Q. What have you noticed (yourself) about a spider?
C. (aged 7 3/4):––

"We have found out the name of one spider, and often have seen spiders under the microscope––they were all very hairy. We have often noticed a lot of spiders running about the ground––quantities. Last term we saw a spider's web up in the corner of the window with a spider sucking out the juice of a fly; and we have often touched a web to try and make the spider come out, and we never could, because she saw it wasn't a fly, before she came out.

"I saw the claw of a spider under the microscope, with its little teeth; we saw her spinnerets and her great eyes. There were the two big eyes in one row, four little ones in the next row, and two little ones in the next row. We have often found eggs of the spiders; we have some now that we have got in a little box, and we want to hatch them out, so we have put them on the mantelpiece to force them.
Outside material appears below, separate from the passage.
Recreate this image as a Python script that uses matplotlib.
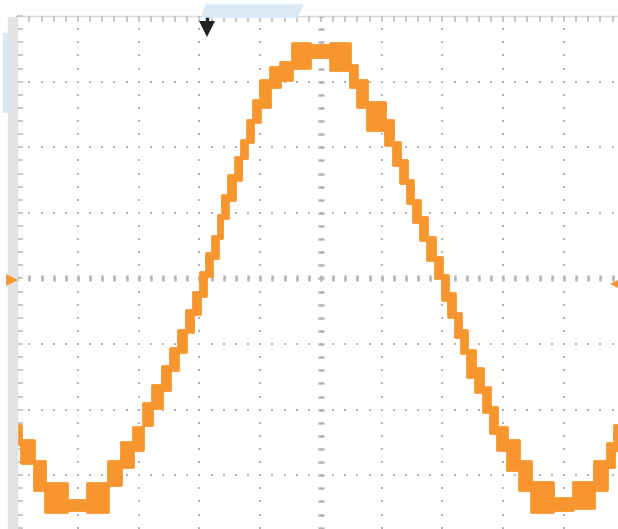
import numpy as np
import matplotlib
matplotlib.use("Agg")
import matplotlib.pyplot as plt
from matplotlib.patches import Polygon, Rectangle

# ===============================
# trace data (screen divisions)
# each bin: [t_edges[i], t_edges[i+1]) covers v_bot..v_top
# ===============================
t_edges = [-5.00, -4.94, -4.72, -4.54, -4.18, -3.85, -3.51, -3.29, -3.09, -2.93,
           -2.78, -2.62, -2.49, -2.35, -2.22, -2.11, -1.99, -1.89, -1.79, -1.70,
           -1.63, -1.53, -1.42, -1.32, -1.22, -1.12, -1.00, -0.84, -0.67, -0.48,
           -0.18, 0.15, 0.48, 0.59, 0.76, 1.05, 1.19, 1.30, 1.42, 1.51,
           1.63, 1.74, 1.88, 1.99, 2.09, 2.21, 2.30, 2.40, 2.53, 2.67,
           2.78, 2.90, 3.06, 3.26, 3.46, 3.82, 4.15, 4.49, 4.71, 4.82, 4.89]

v_top = [-2.23, -2.46, -2.78, -3.12, -3.38, -3.12, -2.78, -2.49, -2.26, -1.90,
         -1.62, -1.33, -1.06, -0.79, -0.48, -0.21, 0.10, 0.39, 0.65, 0.97,
         1.27, 1.58, 1.85, 2.11, 2.42, 2.72, 3.03, 3.22, 3.30, 3.59,
         3.56, 3.59, 3.25, 3.03, 2.69, 2.42, 2.08, 1.81, 1.50, 1.20,
         0.94, 0.63, 0.33, 0.05, -0.22, -0.53, -0.79, -1.09, -1.36, -1.65,
         -1.96, -2.26, -2.46, -2.78, -3.11, -3.35, -3.11, -2.78, -2.51, -2.23]

v_bot = [-2.53, -2.81, -3.22, -3.56, -3.53, -3.56, -3.15, -2.87, -2.61, -2.23,
         -1.97, -1.70, -1.39, -1.12, -0.82, -0.54, -0.27, 0.04, 0.31, 0.62,
         0.92, 1.20, 1.50, 1.84, 2.08, 2.39, 2.61, 2.92, 3.03, 3.21,
         3.38, 3.18, 2.92, 2.61, 2.26, 2.04, 1.73, 1.46, 1.15, 0.86,
         0.59, 0.28, 0.01, -0.33, -0.59, -0.89, -1.14, -1.50, -1.73, -2.04,
         -2.36, -2.61, -2.92, -3.22, -3.56, -3.53, -3.50, -3.22, -2.87, -2.61]

trig_pos = -1.88     # trigger position marker (div)
trig_level = -0.08   # trigger level marker (div)

TRACE = "#F7952E"
GRID = "#B2B2B2"

W, H = 618, 529
fig = plt.figure(figsize=(W / 100, H / 100), dpi=100)
fig.patch.set_facecolor("white")

# 座標: 左端 x=17px, 上端 y=16px
ax = fig.add_axes([17.25 / W, 0, 1 - 17.25 / W, 1 - 16.1 / H])
ax.set_xlim(-5, 4.89)
ax.set_ylim(-3.82, 4.0)
ax.axis("off")

# ---- grid dots ----
xs_fine = np.arange(-5, 5.01, 0.2)
ys_fine = np.arange(-4, 4.01, 0.2)
for gx in range(-4, 5):
    if gx == 0:
        continue
    ax.plot(np.full_like(ys_fine, gx), ys_fine, ls="none", marker="s",
            ms=1.8, mew=0, color=GRID)
for gy in range(-3, 4):
    if gy == 0:
        continue
    ax.plot(xs_fine, np.full_like(xs_fine, gy), ls="none", marker="s",
            ms=1.8, mew=0, color=GRID)

# center lines with small dashes
ax.plot(xs_fine, np.zeros_like(xs_fine), ls="none", marker="|",
        ms=5, mew=1.8, color=GRID)
ax.plot(np.zeros_like(ys_fine), ys_fine, ls="none", marker="_",
        ms=5, mew=1.8, color=GRID)

# top border with ticks
ax.axhline(4.0, color="#D8D8D8", lw=1.0, clip_on=False)
ax.plot(xs_fine, np.full_like(xs_fine, 3.96), ls="none", marker="|",
        ms=4, mew=1.2, color="#BDBDBD", clip_on=False)
# left border ticks
ax.plot(np.full_like(ys_fine, -4.96), ys_fine, ls="none", marker="_",
        ms=4, mew=1.2, color="#BDBDBD", clip_on=False)

# ---- trace ----
tt = np.array(t_edges)
top = np.append(v_top, v_top[-1])
bot = np.append(v_bot, v_bot[-1])
ax.fill_between(tt, bot, top, step="post", color=TRACE, lw=2.0,
                edgecolor=TRACE, zorder=5)

# ---- markers ----
ax.plot([trig_pos, trig_pos], [4.0, 3.84], color="#222222", lw=2.4,
        clip_on=False, zorder=6)
ax.plot(trig_pos, 3.80, marker="v", ms=11, color="#222222", mew=0,
        clip_on=False, zorder=6)

# left grey bar and light blue bits (figure pixels)
fig.patches.append(Rectangle((8 / W, 0), 9 / W, 1 - 17 / H,
                             transform=fig.transFigure, color="#E3E3E3",
                             zorder=0))
fig.patches.append(Rectangle((3 / W, 1 - 112 / H), 5 / W, 79 / H,
                             transform=fig.transFigure, color="#D9E9F5",
                             zorder=0))
fig.patches.append(Polygon([(202 / W, 1 - 17 / H), (206 / W, 1 - 5 / H),
                            (303 / W, 1 - 5 / H), (297 / W, 1 - 17 / H)],
                           closed=True, transform=fig.transFigure,
                           color="#D9E9F5", zorder=0))

# trigger markers (orange triangles at the edges)
fig.lines.append(plt.Line2D([12 / W], [1 - 280 / H], marker=">", ms=8,
                            mew=0, color=TRACE, transform=fig.transFigure))
fig.lines.append(plt.Line2D([616 / W], [1 - 284 / H], marker="<", ms=8,
                            mew=0, color=TRACE, transform=fig.transFigure))

fig.savefig("out.png", dpi=100, facecolor="white")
"Once we saw a spider on a leaf, and we tried to catch it, but we couldn't; he immediately let himself down on to the ground with a thread.

"We saw the circulation in the leg of another spider under the microscope; it looked like a little line going up and down."

Q. Tell about the North-West Passage. (Book studied, The World at Home.)

E. (aged 7):––

"People in England are very fond of finding things out, and they wanted to find out the North-West Passage. If people wanted to go to the Pacific Ocean, they had to go round Africa, by the Cape of Good Hope, or else round South America by Cape Horn. This was a very long way. They thought they might find out a shorter way by going along the North Coast by America, and they would come out in the Pacific Ocean. They would call this way the North-West Passage. First one man and then another tried to find a way. They found a lot of straits and bays which they called after themselves. The enemy they met which made them turn back was the cold. It was in the frozen zone, and the sea was all ice, and the ice lumps were as big as mountains, and when they came against a ship they crashed it to pieces. Once a man named Captain Franklin tried over and over again to find the North-West Passage, and once he went and never came back again, for he got stuck fast in the ice, and the ice did not break, and he had not much food with him, and what he had was soon eaten up, and he could not get any more, for all the animals in that country had gone away, for it was winter, and he could not wait for the summer, when they would return. A ship went out from England called the Fox to look for him, but all they found was a boat, a Bible, a watch, and a pair of slippers near each other. After looking a lot they found the North-West Passage, but because there is so much ice there the ships can't use it."

For Year One, our planned narrations will cover Bible, history, nature study, missionary biography, and geography. We may require narrations for a few of our literature selections as well, particularly if I think the book is harder to follow than is average.